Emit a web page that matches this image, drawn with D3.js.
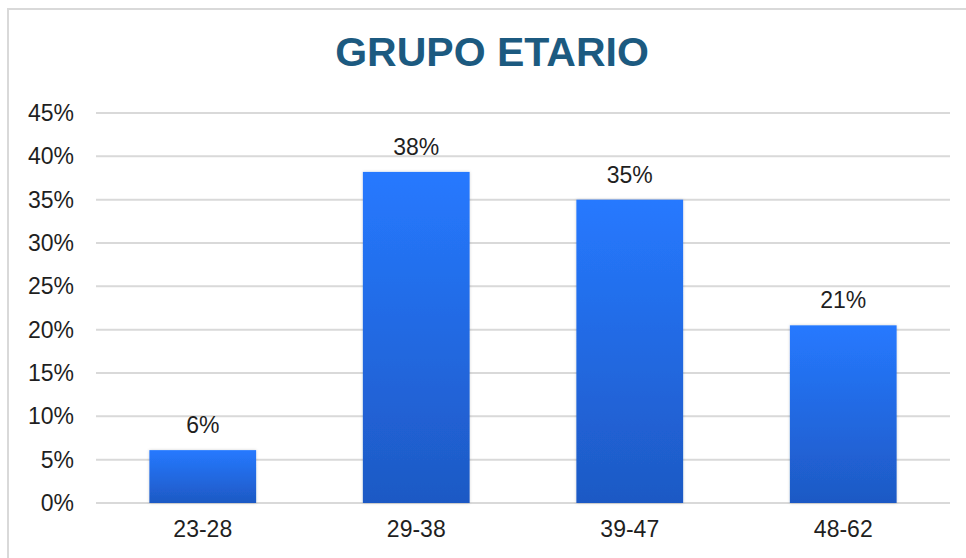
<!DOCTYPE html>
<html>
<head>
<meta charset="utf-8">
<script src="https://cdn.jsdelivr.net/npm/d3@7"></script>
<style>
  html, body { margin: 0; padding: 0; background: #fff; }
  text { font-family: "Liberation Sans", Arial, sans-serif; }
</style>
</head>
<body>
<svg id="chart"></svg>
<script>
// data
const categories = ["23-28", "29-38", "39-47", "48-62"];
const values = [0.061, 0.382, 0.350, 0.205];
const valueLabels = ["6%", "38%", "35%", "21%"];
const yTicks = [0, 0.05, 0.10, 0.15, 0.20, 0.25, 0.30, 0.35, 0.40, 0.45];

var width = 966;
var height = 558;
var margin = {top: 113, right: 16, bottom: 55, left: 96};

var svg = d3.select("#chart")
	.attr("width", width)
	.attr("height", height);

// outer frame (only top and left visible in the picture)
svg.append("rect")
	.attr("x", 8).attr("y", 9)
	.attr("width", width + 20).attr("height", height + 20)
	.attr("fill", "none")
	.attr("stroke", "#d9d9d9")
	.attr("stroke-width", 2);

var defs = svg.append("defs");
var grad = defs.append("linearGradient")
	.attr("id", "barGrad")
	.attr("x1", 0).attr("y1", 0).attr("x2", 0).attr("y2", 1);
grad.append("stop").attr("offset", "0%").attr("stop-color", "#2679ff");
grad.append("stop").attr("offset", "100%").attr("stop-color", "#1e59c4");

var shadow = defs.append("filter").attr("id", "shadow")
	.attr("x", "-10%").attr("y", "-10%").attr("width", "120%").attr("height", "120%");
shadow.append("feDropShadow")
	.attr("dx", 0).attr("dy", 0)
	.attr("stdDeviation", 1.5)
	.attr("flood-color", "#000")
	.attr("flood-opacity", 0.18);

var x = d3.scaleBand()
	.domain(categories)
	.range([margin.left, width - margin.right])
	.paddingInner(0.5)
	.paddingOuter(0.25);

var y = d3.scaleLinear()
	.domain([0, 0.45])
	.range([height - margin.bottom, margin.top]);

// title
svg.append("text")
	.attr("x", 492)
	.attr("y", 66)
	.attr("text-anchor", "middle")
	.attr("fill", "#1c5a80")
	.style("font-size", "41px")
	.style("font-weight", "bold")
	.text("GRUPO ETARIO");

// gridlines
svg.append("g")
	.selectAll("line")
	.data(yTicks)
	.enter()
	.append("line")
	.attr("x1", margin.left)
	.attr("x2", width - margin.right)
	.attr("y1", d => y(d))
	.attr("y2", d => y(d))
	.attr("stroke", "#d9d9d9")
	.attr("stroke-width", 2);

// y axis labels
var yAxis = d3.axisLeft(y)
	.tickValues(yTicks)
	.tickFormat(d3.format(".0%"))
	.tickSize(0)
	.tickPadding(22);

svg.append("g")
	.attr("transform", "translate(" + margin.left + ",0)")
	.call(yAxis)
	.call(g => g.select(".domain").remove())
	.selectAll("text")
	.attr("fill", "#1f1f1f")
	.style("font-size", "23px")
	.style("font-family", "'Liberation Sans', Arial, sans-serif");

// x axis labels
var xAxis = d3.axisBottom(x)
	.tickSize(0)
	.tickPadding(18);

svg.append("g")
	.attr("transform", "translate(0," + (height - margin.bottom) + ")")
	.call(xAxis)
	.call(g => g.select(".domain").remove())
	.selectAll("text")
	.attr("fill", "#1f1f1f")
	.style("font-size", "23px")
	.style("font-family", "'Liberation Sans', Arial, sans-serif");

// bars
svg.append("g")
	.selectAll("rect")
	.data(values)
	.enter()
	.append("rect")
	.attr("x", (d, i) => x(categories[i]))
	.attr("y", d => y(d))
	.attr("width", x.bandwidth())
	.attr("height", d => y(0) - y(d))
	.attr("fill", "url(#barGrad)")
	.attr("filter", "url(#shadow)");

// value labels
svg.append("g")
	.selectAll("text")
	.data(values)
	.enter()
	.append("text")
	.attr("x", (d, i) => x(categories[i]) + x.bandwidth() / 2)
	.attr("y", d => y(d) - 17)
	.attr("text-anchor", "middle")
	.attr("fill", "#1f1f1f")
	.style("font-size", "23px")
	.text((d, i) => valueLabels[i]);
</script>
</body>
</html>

________________________

What is expected.
Quote, please, every line of the material above from its start through the line that has "- margin.bottom, margin.top]);", reproducing the words exactly and dropping any images.

Exercise solution.
Emit a web page that matches this image, drawn with D3.js.
<!DOCTYPE html>
<html>
<head>
<meta charset="utf-8">
<script src="https://cdn.jsdelivr.net/npm/d3@7"></script>
<style>
  html, body { margin: 0; padding: 0; background: #fff; }
  text { font-family: "Liberation Sans", Arial, sans-serif; }
</style>
</head>
<body>
<svg id="chart"></svg>
<script>
// data
const categories = ["23-28", "29-38", "39-47", "48-62"];
const values = [0.061, 0.382, 0.350, 0.205];
const valueLabels = ["6%", "38%", "35%", "21%"];
const yTicks = [0, 0.05, 0.10, 0.15, 0.20, 0.25, 0.30, 0.35, 0.40, 0.45];

var width = 966;
var height = 558;
var margin = {top: 113, right: 16, bottom: 55, left: 96};

var svg = d3.select("#chart")
	.attr("width", width)
	.attr("height", height);

// outer frame (only top and left visible in the picture)
svg.append("rect")
	.attr("x", 8).attr("y", 9)
	.attr("width", width + 20).attr("height", height + 20)
	.attr("fill", "none")
	.attr("stroke", "#d9d9d9")
	.attr("stroke-width", 2);

var defs = svg.append("defs");
var grad = defs.append("linearGradient")
	.attr("id", "barGrad")
	.attr("x1", 0).attr("y1", 0).attr("x2", 0).attr("y2", 1);
grad.append("stop").attr("offset", "0%").attr("stop-color", "#2679ff");
grad.append("stop").attr("offset", "100%").attr("stop-color", "#1e59c4");

var shadow = defs.append("filter").attr("id", "shadow")
	.attr("x", "-10%").attr("y", "-10%").attr("width", "120%").attr("height", "120%");
shadow.append("feDropShadow")
	.attr("dx", 0).attr("dy", 0)
	.attr("stdDeviation", 1.5)
	.attr("flood-color", "#000")
	.attr("flood-opacity", 0.18);

var x = d3.scaleBand()
	.domain(categories)
	.range([margin.left, width - margin.right])
	.paddingInner(0.5)
	.paddingOuter(0.25);

var y = d3.scaleLinear()
	.domain([0, 0.45])
	.range([height - margin.bottom, margin.top]);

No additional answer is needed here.